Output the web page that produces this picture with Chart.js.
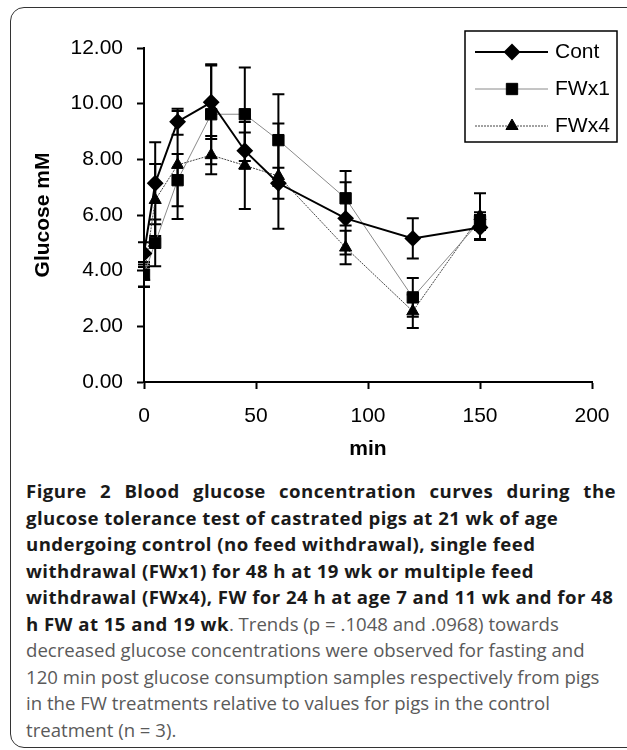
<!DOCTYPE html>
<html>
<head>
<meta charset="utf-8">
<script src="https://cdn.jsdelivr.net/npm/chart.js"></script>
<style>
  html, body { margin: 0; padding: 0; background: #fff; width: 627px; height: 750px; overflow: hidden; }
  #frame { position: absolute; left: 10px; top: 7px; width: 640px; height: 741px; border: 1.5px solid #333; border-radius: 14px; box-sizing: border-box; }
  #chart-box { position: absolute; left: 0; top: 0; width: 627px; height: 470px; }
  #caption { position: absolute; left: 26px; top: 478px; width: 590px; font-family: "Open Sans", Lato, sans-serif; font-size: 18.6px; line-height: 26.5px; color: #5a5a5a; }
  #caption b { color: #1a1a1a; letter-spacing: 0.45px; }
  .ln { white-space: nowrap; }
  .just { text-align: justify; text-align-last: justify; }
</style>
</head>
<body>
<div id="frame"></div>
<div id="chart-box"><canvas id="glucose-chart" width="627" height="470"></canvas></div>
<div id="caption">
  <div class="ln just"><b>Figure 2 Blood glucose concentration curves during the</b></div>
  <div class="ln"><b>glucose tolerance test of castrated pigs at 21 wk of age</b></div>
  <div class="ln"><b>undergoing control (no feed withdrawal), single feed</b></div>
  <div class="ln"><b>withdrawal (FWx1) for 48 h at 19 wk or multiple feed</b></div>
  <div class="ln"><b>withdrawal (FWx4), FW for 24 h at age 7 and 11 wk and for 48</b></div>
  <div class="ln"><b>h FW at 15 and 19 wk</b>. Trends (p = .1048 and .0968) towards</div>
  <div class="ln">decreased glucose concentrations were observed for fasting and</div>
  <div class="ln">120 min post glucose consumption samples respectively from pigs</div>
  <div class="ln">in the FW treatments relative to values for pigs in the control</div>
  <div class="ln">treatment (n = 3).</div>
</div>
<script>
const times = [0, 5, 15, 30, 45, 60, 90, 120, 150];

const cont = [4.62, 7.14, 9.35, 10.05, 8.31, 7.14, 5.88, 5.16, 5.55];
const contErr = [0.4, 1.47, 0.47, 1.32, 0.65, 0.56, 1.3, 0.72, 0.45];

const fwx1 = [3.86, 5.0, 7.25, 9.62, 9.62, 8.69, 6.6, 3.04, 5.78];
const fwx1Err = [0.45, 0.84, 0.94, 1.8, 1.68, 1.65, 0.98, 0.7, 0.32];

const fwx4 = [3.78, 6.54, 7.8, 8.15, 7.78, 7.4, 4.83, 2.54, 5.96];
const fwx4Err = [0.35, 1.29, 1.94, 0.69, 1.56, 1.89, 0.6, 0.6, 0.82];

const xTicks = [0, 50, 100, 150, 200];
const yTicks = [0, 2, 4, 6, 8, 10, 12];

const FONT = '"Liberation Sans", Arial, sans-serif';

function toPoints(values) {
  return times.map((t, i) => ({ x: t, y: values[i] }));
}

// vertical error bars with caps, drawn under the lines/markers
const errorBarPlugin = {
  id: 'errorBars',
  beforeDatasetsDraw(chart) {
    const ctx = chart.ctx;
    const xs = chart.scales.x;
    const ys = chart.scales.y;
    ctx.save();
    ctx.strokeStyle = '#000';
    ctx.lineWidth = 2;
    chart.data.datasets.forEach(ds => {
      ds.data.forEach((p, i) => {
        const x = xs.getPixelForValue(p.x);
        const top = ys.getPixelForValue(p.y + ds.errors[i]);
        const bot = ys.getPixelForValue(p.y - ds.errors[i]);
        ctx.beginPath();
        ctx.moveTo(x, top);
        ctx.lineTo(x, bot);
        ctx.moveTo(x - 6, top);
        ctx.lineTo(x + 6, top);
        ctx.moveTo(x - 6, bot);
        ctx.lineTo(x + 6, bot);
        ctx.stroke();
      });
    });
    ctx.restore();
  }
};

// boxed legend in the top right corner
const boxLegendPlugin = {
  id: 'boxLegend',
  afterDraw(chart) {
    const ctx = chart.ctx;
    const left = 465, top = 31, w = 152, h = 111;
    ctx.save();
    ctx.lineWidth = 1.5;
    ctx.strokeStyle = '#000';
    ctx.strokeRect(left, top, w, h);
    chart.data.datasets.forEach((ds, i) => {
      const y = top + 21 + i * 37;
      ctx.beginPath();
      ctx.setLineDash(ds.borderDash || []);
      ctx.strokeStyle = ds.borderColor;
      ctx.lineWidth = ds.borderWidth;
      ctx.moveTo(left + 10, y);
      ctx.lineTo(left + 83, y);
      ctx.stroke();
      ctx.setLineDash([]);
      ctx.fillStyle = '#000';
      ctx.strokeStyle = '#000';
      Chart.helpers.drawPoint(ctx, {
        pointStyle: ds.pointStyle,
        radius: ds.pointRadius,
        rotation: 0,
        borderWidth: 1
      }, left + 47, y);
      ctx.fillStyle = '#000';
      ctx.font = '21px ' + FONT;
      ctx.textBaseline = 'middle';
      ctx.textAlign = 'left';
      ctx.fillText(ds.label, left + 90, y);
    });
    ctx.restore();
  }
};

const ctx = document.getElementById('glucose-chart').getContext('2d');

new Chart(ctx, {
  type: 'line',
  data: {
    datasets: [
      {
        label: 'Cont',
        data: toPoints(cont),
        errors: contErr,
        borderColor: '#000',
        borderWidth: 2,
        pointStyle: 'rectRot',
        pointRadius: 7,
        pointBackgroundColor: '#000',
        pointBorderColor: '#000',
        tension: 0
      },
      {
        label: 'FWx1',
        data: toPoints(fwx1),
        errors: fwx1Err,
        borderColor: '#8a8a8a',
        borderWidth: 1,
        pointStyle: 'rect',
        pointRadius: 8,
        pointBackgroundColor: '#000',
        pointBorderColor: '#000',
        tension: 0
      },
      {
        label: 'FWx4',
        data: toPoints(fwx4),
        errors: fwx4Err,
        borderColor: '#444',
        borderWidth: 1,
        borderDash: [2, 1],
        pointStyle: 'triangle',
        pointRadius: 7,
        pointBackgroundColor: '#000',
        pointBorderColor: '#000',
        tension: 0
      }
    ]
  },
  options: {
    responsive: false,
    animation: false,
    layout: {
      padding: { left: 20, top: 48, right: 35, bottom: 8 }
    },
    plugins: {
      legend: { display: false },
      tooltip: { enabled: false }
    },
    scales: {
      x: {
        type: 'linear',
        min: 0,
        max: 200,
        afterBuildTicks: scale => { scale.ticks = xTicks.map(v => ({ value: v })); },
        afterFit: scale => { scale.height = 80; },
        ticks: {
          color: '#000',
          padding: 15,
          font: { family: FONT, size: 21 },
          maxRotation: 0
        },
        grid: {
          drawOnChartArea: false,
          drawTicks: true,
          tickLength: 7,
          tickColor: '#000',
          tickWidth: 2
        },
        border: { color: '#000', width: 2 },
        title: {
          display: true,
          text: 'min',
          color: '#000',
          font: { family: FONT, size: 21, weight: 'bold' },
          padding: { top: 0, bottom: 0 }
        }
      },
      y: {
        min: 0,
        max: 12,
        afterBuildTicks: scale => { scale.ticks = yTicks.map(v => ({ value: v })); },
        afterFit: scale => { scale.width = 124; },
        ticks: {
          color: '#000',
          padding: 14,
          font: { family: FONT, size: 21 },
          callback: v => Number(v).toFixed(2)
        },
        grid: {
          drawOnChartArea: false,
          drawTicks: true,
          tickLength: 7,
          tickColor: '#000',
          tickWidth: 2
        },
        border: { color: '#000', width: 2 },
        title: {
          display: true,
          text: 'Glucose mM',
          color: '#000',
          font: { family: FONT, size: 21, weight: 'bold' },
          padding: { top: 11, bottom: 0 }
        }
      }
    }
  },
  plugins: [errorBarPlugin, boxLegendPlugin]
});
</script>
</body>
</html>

•••••

=== YOUR GOAL ===
All of the material above is to be copied exactly, except for its images.

=== RESPONSE TO THIS EXERCISE ===
Output the web page that produces this picture with Chart.js.
<!DOCTYPE html>
<html>
<head>
<meta charset="utf-8">
<script src="https://cdn.jsdelivr.net/npm/chart.js"></script>
<style>
  html, body { margin: 0; padding: 0; background: #fff; width: 627px; height: 750px; overflow: hidden; }
  #frame { position: absolute; left: 10px; top: 7px; width: 640px; height: 741px; border: 1.5px solid #333; border-radius: 14px; box-sizing: border-box; }
  #chart-box { position: absolute; left: 0; top: 0; width: 627px; height: 470px; }
  #caption { position: absolute; left: 26px; top: 478px; width: 590px; font-family: "Open Sans", Lato, sans-serif; font-size: 18.6px; line-height: 26.5px; color: #5a5a5a; }
  #caption b { color: #1a1a1a; letter-spacing: 0.45px; }
  .ln { white-space: nowrap; }
  .just { text-align: justify; text-align-last: justify; }
</style>
</head>
<body>
<div id="frame"></div>
<div id="chart-box"><canvas id="glucose-chart" width="627" height="470"></canvas></div>
<div id="caption">
  <div class="ln just"><b>Figure 2 Blood glucose concentration curves during the</b></div>
  <div class="ln"><b>glucose tolerance test of castrated pigs at 21 wk of age</b></div>
  <div class="ln"><b>undergoing control (no feed withdrawal), single feed</b></div>
  <div class="ln"><b>withdrawal (FWx1) for 48 h at 19 wk or multiple feed</b></div>
  <div class="ln"><b>withdrawal (FWx4), FW for 24 h at age 7 and 11 wk and for 48</b></div>
  <div class="ln"><b>h FW at 15 and 19 wk</b>. Trends (p = .1048 and .0968) towards</div>
  <div class="ln">decreased glucose concentrations were observed for fasting and</div>
  <div class="ln">120 min post glucose consumption samples respectively from pigs</div>
  <div class="ln">in the FW treatments relative to values for pigs in the control</div>
  <div class="ln">treatment (n = 3).</div>
</div>
<script>
const times = [0, 5, 15, 30, 45, 60, 90, 120, 150];

const cont = [4.62, 7.14, 9.35, 10.05, 8.31, 7.14, 5.88, 5.16, 5.55];
const contErr = [0.4, 1.47, 0.47, 1.32, 0.65, 0.56, 1.3, 0.72, 0.45];

const fwx1 = [3.86, 5.0, 7.25, 9.62, 9.62, 8.69, 6.6, 3.04, 5.78];
const fwx1Err = [0.45, 0.84, 0.94, 1.8, 1.68, 1.65, 0.98, 0.7, 0.32];

const fwx4 = [3.78, 6.54, 7.8, 8.15, 7.78, 7.4, 4.83, 2.54, 5.96];
const fwx4Err = [0.35, 1.29, 1.94, 0.69, 1.56, 1.89, 0.6, 0.6, 0.82];

const xTicks = [0, 50, 100, 150, 200];
const yTicks = [0, 2, 4, 6, 8, 10, 12];

const FONT = '"Liberation Sans", Arial, sans-serif';

function toPoints(values) {
  return times.map((t, i) => ({ x: t, y: values[i] }));
}

// vertical error bars with caps, drawn under the lines/markers
const errorBarPlugin = {
  id: 'errorBars',
  beforeDatasetsDraw(chart) {
    const ctx = chart.ctx;
    const xs = chart.scales.x;
    const ys = chart.scales.y;
    ctx.save();
    ctx.strokeStyle = '#000';
    ctx.lineWidth = 2;
    chart.data.datasets.forEach(ds => {
      ds.data.forEach((p, i) => {
        const x = xs.getPixelForValue(p.x);
        const top = ys.getPixelForValue(p.y + ds.errors[i]);
        const bot = ys.getPixelForValue(p.y - ds.errors[i]);
        ctx.beginPath();
        ctx.moveTo(x, top);
        ctx.lineTo(x, bot);
        ctx.moveTo(x - 6, top);
        ctx.lineTo(x + 6, top);
        ctx.moveTo(x - 6, bot);
        ctx.lineTo(x + 6, bot);
        ctx.stroke();
      });
    });
    ctx.restore();
  }
};

// boxed legend in the top right corner
const boxLegendPlugin = {
  id: 'boxLegend',
  afterDraw(chart) {
    const ctx = chart.ctx;
    const left = 465, top = 31, w = 152, h = 111;
    ctx.save();
    ctx.lineWidth = 1.5;
    ctx.strokeStyle = '#000';
    ctx.strokeRect(left, top, w, h);
    chart.data.datasets.forEach((ds, i) => {
      const y = top + 21 + i * 37;
      ctx.beginPath();
      ctx.setLineDash(ds.borderDash || []);
      ctx.strokeStyle = ds.borderColor;
      ctx.lineWidth = ds.borderWidth;
      ctx.moveTo(left + 10, y);
      ctx.lineTo(left + 83, y);
      ctx.stroke();
      ctx.setLineDash([]);
      ctx.fillStyle = '#000';
      ctx.strokeStyle = '#000';
      Chart.helpers.drawPoint(ctx, {
        pointStyle: ds.pointStyle,
        radius: ds.pointRadius,
        rotation: 0,
        borderWidth: 1
      }, left + 47, y);
      ctx.fillStyle = '#000';
      ctx.font = '21px ' + FONT;
      ctx.textBaseline = 'middle';
      ctx.textAlign = 'left';
      ctx.fillText(ds.label, left + 90, y);
    });
    ctx.restore();
  }
};

const ctx = document.getElementById('glucose-chart').getContext('2d');

new Chart(ctx, {
  type: 'line',
  data: {
    datasets: [
      {
        label: 'Cont',
        data: toPoints(cont),
        errors: contErr,
        borderColor: '#000',
        borderWidth: 2,
        pointStyle: 'rectRot',
        pointRadius: 7,
        pointBackgroundColor: '#000',
        pointBorderColor: '#000',
        tension: 0
      },
      {
        label: 'FWx1',
        data: toPoints(fwx1),
        errors: fwx1Err,
        borderColor: '#8a8a8a',
        borderWidth: 1,
        pointStyle: 'rect',
        pointRadius: 8,
        pointBackgroundColor: '#000',
        pointBorderColor: '#000',
        tension: 0
      },
      {
        label: 'FWx4',
        data: toPoints(fwx4),
        errors: fwx4Err,
        borderColor: '#444',
        borderWidth: 1,
        borderDash: [2, 1],
        pointStyle: 'triangle',
        pointRadius: 7,
        pointBackgroundColor: '#000',
        pointBorderColor: '#000',
        tension: 0
      }
    ]
  },
  options: {
    responsive: false,
    animation: false,
    layout: {
      padding: { left: 20, top: 48, right: 35, bottom: 8 }
    },
    plugins: {
      legend: { display: false },
      tooltip: { enabled: false }
    },
    scales: {
      x: {
        type: 'linear',
        min: 0,
        max: 200,
        afterBuildTicks: scale => { scale.ticks = xTicks.map(v => ({ value: v })); },
        afterFit: scale => { scale.height = 80; },
        ticks: {
          color: '#000',
          padding: 15,
          font: { family: FONT, size: 21 },
          maxRotation: 0
        },
        grid: {
          drawOnChartArea: false,
          drawTicks: true,
          tickLength: 7,
          tickColor: '#000',
          tickWidth: 2
        },
        border: { color: '#000', width: 2 },
        title: {
          display: true,
          text: 'min',
          color: '#000',
          font: { family: FONT, size: 21, weight: 'bold' },
          padding: { top: 0, bottom: 0 }
        }
      },
      y: {
        min: 0,
        max: 12,
        afterBuildTicks: scale => { scale.ticks = yTicks.map(v => ({ value: v })); },
        afterFit: scale => { scale.width = 124; },
        ticks: {
          color: '#000',
          padding: 14,
          font: { family: FONT, size: 21 },
          callback: v => Number(v).toFixed(2)
        },
        grid: {
          drawOnChartArea: false,
          drawTicks: true,
          tickLength: 7,
          tickColor: '#000',
          tickWidth: 2
        },
        border: { color: '#000', width: 2 },
        title: {
          display: true,
          text: 'Glucose mM',
          color: '#000',
          font: { family: FONT, size: 21, weight: 'bold' },
          padding: { top: 11, bottom: 0 }
        }
      }
    }
  },
  plugins: [errorBarPlugin, boxLegendPlugin]
});
</script>
</body>
</html>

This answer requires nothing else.